The governor’s office and South Dakota Game, Fish and Parks late last year unveiled plans to develop a 75-acre site along Wildlife Loop Road known as Barnes Canyon in the west-central portion of Custer State Park for camping.

The 175 proposed campsites would have electricity and be accompanied by newly constructed paved roads and four shower and bathroom facilities referred to as comfort stations. The entire project is anticipated to cost $9.9 million and would generate as much as a half-million annually once operational.

“The best part about this investment is that the estimated economic impact of this expansion is so great that the project will pay for itself in a little more than a decade,” Noem told lawmakers during her budget address in December.

Campground owners ‘betrayed’

Private campground owners are rallying against the project, and former GFP and park officials are preaching caution.

Earlier this month, the South Dakota Campground Owners Association (SDCOA) issued a scathing statement in opposition to the expansion of public-owned camping in the Black Hills. And several individual campground owners told the Argus Leader last week they feel betrayed by Noem’s proposal.

Many accused the governor of hypocrisy for regularly championing free-market virtues while pushing to increase the state government’s share of the Black Hills campground market.

“We just feel we can’t compete against the financial might of state government,’ said Bill Paterson, owner of the Big Pine Campground about a mile southwest of the city of Custer. “We always thought she was a governor who would be on the side of small business, but frankly, it’s standing on the throats of small business.” Camp in South Dakota

Paterson said he’d prefer those dollars be invested in standing up season workforce housing that would aid the private campgrounds in the Black Hills.

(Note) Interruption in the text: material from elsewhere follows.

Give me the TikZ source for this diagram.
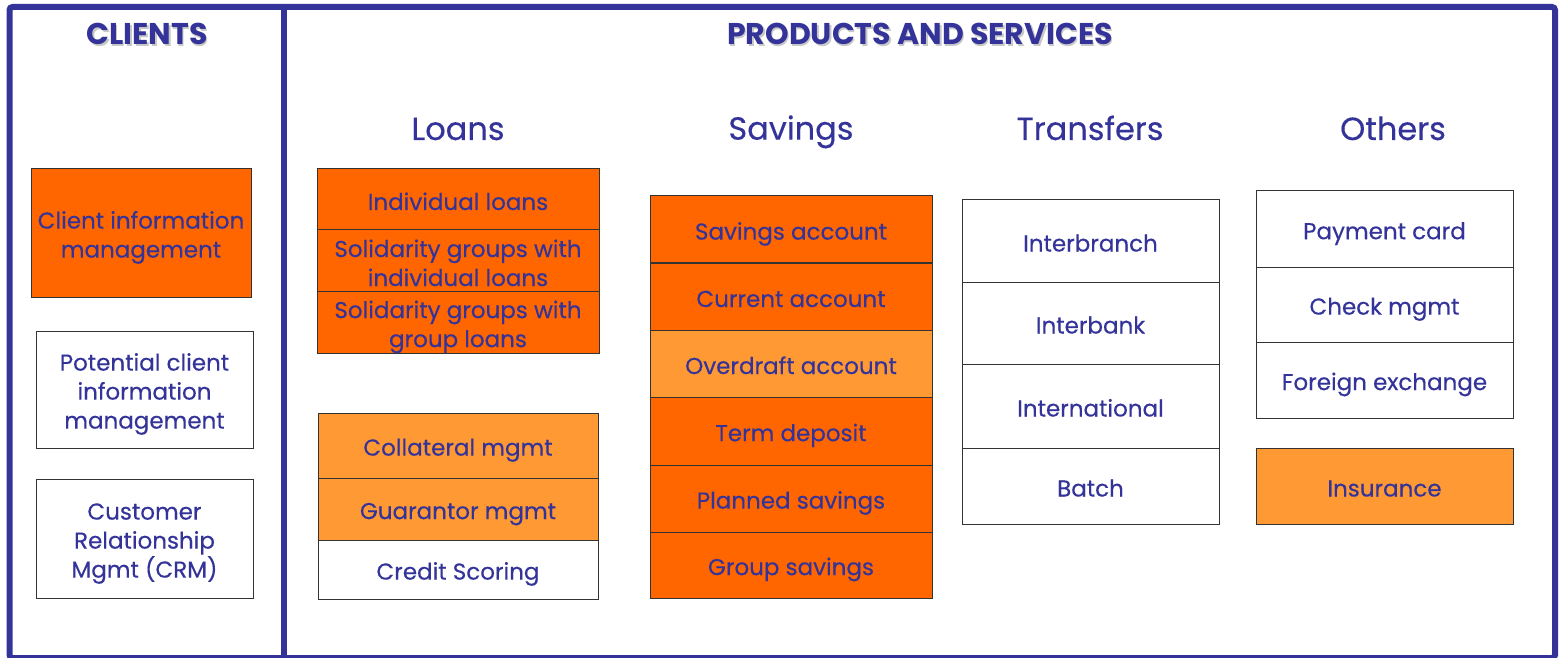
\documentclass[tikz,border=0pt]{standalone}
\usepackage{fontspec}
\setmainfont{Poppins}[UprightFeatures={FakeBold=0.3}]
\definecolor{navy}{HTML}{333399}
\definecolor{dorange}{HTML}{FF6600}
\definecolor{lorange}{HTML}{FF9933}
\definecolor{edge}{HTML}{333333}
\definecolor{shade}{HTML}{C8C8C8}
\newcommand\st{\rule[-2.7pt]{0pt}{15.9pt}}
\newcommand\hst{\rule[-4pt]{0pt}{19pt}}
\tikzset{
  box/.style={draw=edge, line width=0.5pt, inner sep=0pt, align=center, text=navy,
    font={\fontsize{11.5}{14.5}\selectfont\lineskiplimit=-20pt\lineskip=0pt}},
  dark/.style={fill=dorange},
  light/.style={fill=lorange},
  plain/.style={fill=white},
  colhead/.style={text=navy, inner sep=0pt, font=\fontsize{16}{19}\selectfont},
  mainhead/.style={text=navy, inner sep=0pt, font=\fontsize{15}{18}\selectfont\bfseries},
  shadowhead/.style={text=shade, inner sep=0pt, font=\fontsize{15}{18}\selectfont\bfseries},
  frame/.style={draw=navy, line width=3pt}
}
\newcommand\bx[7]{\node[box,#6,minimum width={(#4-#2)*0.5pt},minimum height={(#5-#3)*0.5pt}] (#1) at ({(#2+#4)/2},{(#3+#5)/2}) {#7};}
\begin{document}
\begin{tikzpicture}[x=0.5pt,y=-0.5pt]
\useasboundingbox (0,0) rectangle (1560,658);
\fill[white] (0,0) rectangle (1560,658);
% frame
\coordinate (ftl) at (9.5,7);
\coordinate (fbr) at (1555,658);
\coordinate (dt) at (284,7);
\coordinate (db) at (284,658);
\draw[frame, rounded corners=1.5pt] (ftl) rectangle (fbr);
\draw[frame] (dt) -- (db);
% headings
\node[shadowhead] (clientsS) at (148.5,35.5) {CLIENTS};
\node[mainhead] (clients) at (147,34) {CLIENTS};
\node[shadowhead] (prodS) at (921.5,35.5) {PRODUCTS AND SERVICES};
\node[mainhead] (prod) at (920,34) {PRODUCTS AND SERVICES};
\node[colhead] (hloans) at (458,129) {\hst Loans};
\node[colhead] (hsav) at (791,129) {\hst Savings};
\node[colhead] (htrans) at (1090,129) {\hst Transfers};
\node[colhead] (hoth) at (1393,129) {\hst Others};
% clients
\bx{c1}{31}{169}{251}{297}{dark}{\st Client information\\\st management}
\bx{c2}{36}{331}{253}{448}{plain}{\st Potential client\\\st information\\\st management}
\bx{c3}{36}{479}{253}{598}{plain}{\st Customer\\\st Relationship\\\st Mgmt (CRM)}
% loans
\bx{l1}{317}{169}{599}{230}{dark}{\st Individual loans}
\bx{l2}{317}{230}{599}{292}{dark}{\st Solidarity groups with\\\st individual loans}
\bx{l3}{317}{292}{599}{353}{dark}{\st Solidarity groups with\\\st group loans}
\bx{l4}{318}{413}{598}{478}{light}{\st Collateral mgmt}
\bx{l5}{318}{478}{598}{540}{light}{\st Guarantor mgmt}
\bx{l6}{318}{540}{598}{599}{plain}{\st Credit Scoring}
% savings
\bx{s1}{650}{196}{932}{263}{dark}{\st Savings account}
\bx{s2}{650}{263}{932}{330}{dark}{\st Current account}
\bx{s3}{650}{330}{932}{397}{light}{\st Overdraft account}
\bx{s4}{650}{397}{932}{465}{dark}{\st Term deposit}
\bx{s5}{650}{465}{932}{532}{dark}{\st Planned savings}
\bx{s6}{650}{532}{932}{598}{dark}{\st Group savings}
% transfers
\bx{t1}{962}{200}{1219}{282}{plain}{\st Interbranch}
\bx{t2}{962}{282}{1219}{364}{plain}{\st Interbank}
\bx{t3}{962}{364}{1219}{448}{plain}{\st International}
\bx{t4}{962}{448}{1219}{524}{plain}{\st Batch}
% others
\bx{o1}{1256}{191}{1513}{267}{plain}{\st Payment card}
\bx{o2}{1256}{267}{1513}{342}{plain}{\st Check mgmt}
\bx{o3}{1256}{342}{1513}{418}{plain}{\st Foreign exchange}
\bx{o4}{1256}{448}{1513}{524}{light}{\st Insurance}
\end{tikzpicture}
\end{document}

Ian Fury, a spokesman for the governor, played down the campground industry’s concerns, saying the recent explosion in visitation to the Black Hills and Custer State Park specifically has created an unprecedented level of demand that’s more than enough to sustain the entire camping industry in western South Dakota.

He noted that campground capacity hasn’t been expanded beyond the 341 sites and 50 cabins that are there now in 41 years, while annual visitations have grown to more than 2 million. In 2021 alone, 2.3 million people visited Custer State Park.